_Instruction_: All the data must come back unchanged, except that pictures are left out.

_Source excerpt_:
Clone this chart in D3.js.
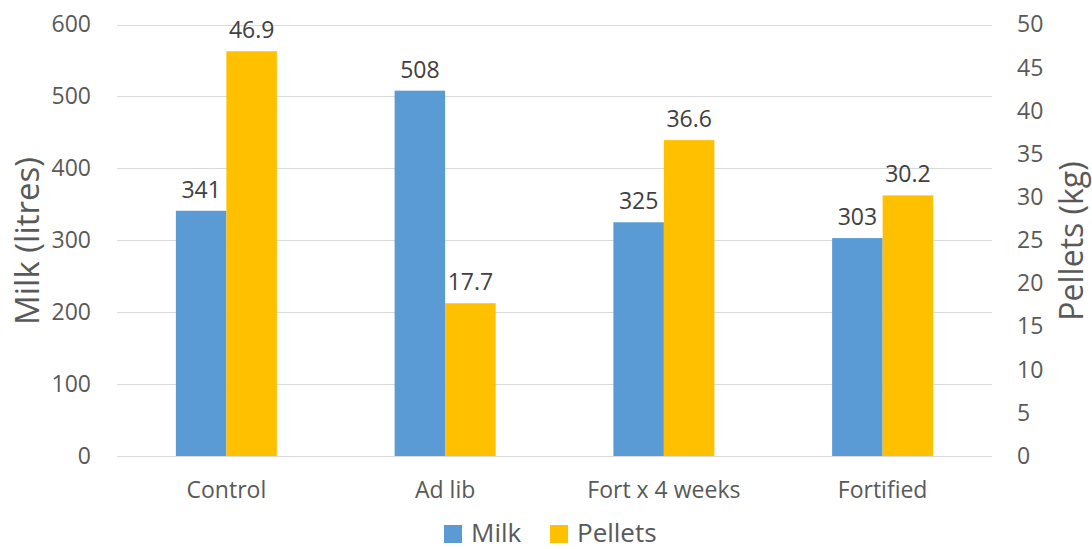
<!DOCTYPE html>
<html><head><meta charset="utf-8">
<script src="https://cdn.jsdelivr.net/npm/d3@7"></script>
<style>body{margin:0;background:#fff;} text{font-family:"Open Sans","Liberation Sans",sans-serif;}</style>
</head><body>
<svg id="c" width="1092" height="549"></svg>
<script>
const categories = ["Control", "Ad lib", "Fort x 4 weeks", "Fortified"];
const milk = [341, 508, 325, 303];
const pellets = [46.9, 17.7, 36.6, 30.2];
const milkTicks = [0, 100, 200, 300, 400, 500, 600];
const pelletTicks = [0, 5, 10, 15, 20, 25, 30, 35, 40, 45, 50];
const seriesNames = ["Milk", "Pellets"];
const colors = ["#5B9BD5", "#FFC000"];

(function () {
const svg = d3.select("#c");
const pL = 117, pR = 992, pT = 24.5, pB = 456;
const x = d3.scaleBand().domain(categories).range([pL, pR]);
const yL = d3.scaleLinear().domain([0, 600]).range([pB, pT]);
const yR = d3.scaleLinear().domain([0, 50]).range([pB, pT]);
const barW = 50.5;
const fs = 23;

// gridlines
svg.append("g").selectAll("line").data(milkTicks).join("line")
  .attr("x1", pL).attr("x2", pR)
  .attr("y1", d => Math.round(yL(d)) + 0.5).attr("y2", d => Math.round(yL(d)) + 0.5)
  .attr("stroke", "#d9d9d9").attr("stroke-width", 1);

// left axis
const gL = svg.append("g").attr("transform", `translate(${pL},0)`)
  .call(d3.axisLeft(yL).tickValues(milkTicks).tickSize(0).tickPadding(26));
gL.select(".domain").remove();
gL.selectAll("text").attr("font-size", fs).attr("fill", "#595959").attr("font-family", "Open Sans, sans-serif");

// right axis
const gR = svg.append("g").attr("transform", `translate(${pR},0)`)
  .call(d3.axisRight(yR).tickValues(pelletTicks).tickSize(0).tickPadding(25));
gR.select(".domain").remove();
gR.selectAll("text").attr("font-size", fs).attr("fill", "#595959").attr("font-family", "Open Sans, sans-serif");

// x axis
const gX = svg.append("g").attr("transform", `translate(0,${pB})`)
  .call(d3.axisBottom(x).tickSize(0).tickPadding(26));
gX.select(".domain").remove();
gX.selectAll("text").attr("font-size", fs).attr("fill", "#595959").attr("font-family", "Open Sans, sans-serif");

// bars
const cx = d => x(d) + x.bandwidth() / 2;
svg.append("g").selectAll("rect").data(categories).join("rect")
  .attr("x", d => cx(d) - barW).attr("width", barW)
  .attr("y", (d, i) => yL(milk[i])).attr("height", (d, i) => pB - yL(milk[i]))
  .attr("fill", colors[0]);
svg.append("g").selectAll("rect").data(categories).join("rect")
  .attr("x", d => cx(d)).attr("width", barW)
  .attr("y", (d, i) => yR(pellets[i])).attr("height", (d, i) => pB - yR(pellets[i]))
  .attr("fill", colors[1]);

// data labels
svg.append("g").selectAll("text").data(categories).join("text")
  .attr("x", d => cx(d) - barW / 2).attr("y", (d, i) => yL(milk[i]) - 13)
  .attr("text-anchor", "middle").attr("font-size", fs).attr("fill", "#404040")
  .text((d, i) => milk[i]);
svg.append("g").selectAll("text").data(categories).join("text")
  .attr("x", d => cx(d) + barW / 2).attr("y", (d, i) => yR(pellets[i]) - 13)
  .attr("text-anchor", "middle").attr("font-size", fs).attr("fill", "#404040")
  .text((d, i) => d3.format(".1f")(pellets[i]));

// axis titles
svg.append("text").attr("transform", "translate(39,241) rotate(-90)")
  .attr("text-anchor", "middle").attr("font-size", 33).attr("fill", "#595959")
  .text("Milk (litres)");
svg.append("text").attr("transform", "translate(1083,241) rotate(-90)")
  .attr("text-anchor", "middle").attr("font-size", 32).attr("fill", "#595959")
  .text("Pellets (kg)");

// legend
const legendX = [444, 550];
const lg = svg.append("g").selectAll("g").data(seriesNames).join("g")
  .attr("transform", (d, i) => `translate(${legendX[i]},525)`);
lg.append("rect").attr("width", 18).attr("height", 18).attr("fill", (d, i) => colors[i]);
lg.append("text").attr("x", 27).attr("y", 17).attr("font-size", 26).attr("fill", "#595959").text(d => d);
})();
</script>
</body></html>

_Complete output_:
Clone this chart in D3.js.
<!DOCTYPE html>
<html><head><meta charset="utf-8">
<script src="https://cdn.jsdelivr.net/npm/d3@7"></script>
<style>body{margin:0;background:#fff;} text{font-family:"Open Sans","Liberation Sans",sans-serif;}</style>
</head><body>
<svg id="c" width="1092" height="549"></svg>
<script>
const categories = ["Control", "Ad lib", "Fort x 4 weeks", "Fortified"];
const milk = [341, 508, 325, 303];
const pellets = [46.9, 17.7, 36.6, 30.2];
const milkTicks = [0, 100, 200, 300, 400, 500, 600];
const pelletTicks = [0, 5, 10, 15, 20, 25, 30, 35, 40, 45, 50];
const seriesNames = ["Milk", "Pellets"];
const colors = ["#5B9BD5", "#FFC000"];

(function () {
const svg = d3.select("#c");
const pL = 117, pR = 992, pT = 24.5, pB = 456;
const x = d3.scaleBand().domain(categories).range([pL, pR]);
const yL = d3.scaleLinear().domain([0, 600]).range([pB, pT]);
const yR = d3.scaleLinear().domain([0, 50]).range([pB, pT]);
const barW = 50.5;
const fs = 23;

// gridlines
svg.append("g").selectAll("line").data(milkTicks).join("line")
  .attr("x1", pL).attr("x2", pR)
  .attr("y1", d => Math.round(yL(d)) + 0.5).attr("y2", d => Math.round(yL(d)) + 0.5)
  .attr("stroke", "#d9d9d9").attr("stroke-width", 1);

// left axis
const gL = svg.append("g").attr("transform", `translate(${pL},0)`)
  .call(d3.axisLeft(yL).tickValues(milkTicks).tickSize(0).tickPadding(26));
gL.select(".domain").remove();
gL.selectAll("text").attr("font-size", fs).attr("fill", "#595959").attr("font-family", "Open Sans, sans-serif");

// right axis
const gR = svg.append("g").attr("transform", `translate(${pR},0)`)
  .call(d3.axisRight(yR).tickValues(pelletTicks).tickSize(0).tickPadding(25));
gR.select(".domain").remove();
gR.selectAll("text").attr("font-size", fs).attr("fill", "#595959").attr("font-family", "Open Sans, sans-serif");

// x axis
const gX = svg.append("g").attr("transform", `translate(0,${pB})`)
  .call(d3.axisBottom(x).tickSize(0).tickPadding(26));
gX.select(".domain").remove();
gX.selectAll("text").attr("font-size", fs).attr("fill", "#595959").attr("font-family", "Open Sans, sans-serif");

// bars
const cx = d => x(d) + x.bandwidth() / 2;
svg.append("g").selectAll("rect").data(categories).join("rect")
  .attr("x", d => cx(d) - barW).attr("width", barW)
  .attr("y", (d, i) => yL(milk[i])).attr("height", (d, i) => pB - yL(milk[i]))
  .attr("fill", colors[0]);
svg.append("g").selectAll("rect").data(categories).join("rect")
  .attr("x", d => cx(d)).attr("width", barW)
  .attr("y", (d, i) => yR(pellets[i])).attr("height", (d, i) => pB - yR(pellets[i]))
  .attr("fill", colors[1]);

// data labels
svg.append("g").selectAll("text").data(categories).join("text")
  .attr("x", d => cx(d) - barW / 2).attr("y", (d, i) => yL(milk[i]) - 13)
  .attr("text-anchor", "middle").attr("font-size", fs).attr("fill", "#404040")
  .text((d, i) => milk[i]);
svg.append("g").selectAll("text").data(categories).join("text")
  .attr("x", d => cx(d) + barW / 2).attr("y", (d, i) => yR(pellets[i]) - 13)
  .attr("text-anchor", "middle").attr("font-size", fs).attr("fill", "#404040")
  .text((d, i) => d3.format(".1f")(pellets[i]));

// axis titles
svg.append("text").attr("transform", "translate(39,241) rotate(-90)")
  .attr("text-anchor", "middle").attr("font-size", 33).attr("fill", "#595959")
  .text("Milk (litres)");
svg.append("text").attr("transform", "translate(1083,241) rotate(-90)")
  .attr("text-anchor", "middle").attr("font-size", 32).attr("fill", "#595959")
  .text("Pellets (kg)");

// legend
const legendX = [444, 550];
const lg = svg.append("g").selectAll("g").data(seriesNames).join("g")
  .attr("transform", (d, i) => `translate(${legendX[i]},525)`);
lg.append("rect").attr("width", 18).attr("height", 18).attr("fill", (d, i) => colors[i]);
lg.append("text").attr("x", 27).attr("y", 17).attr("font-size", 26).attr("fill", "#595959").text(d => d);
})();
</script>
</body></html>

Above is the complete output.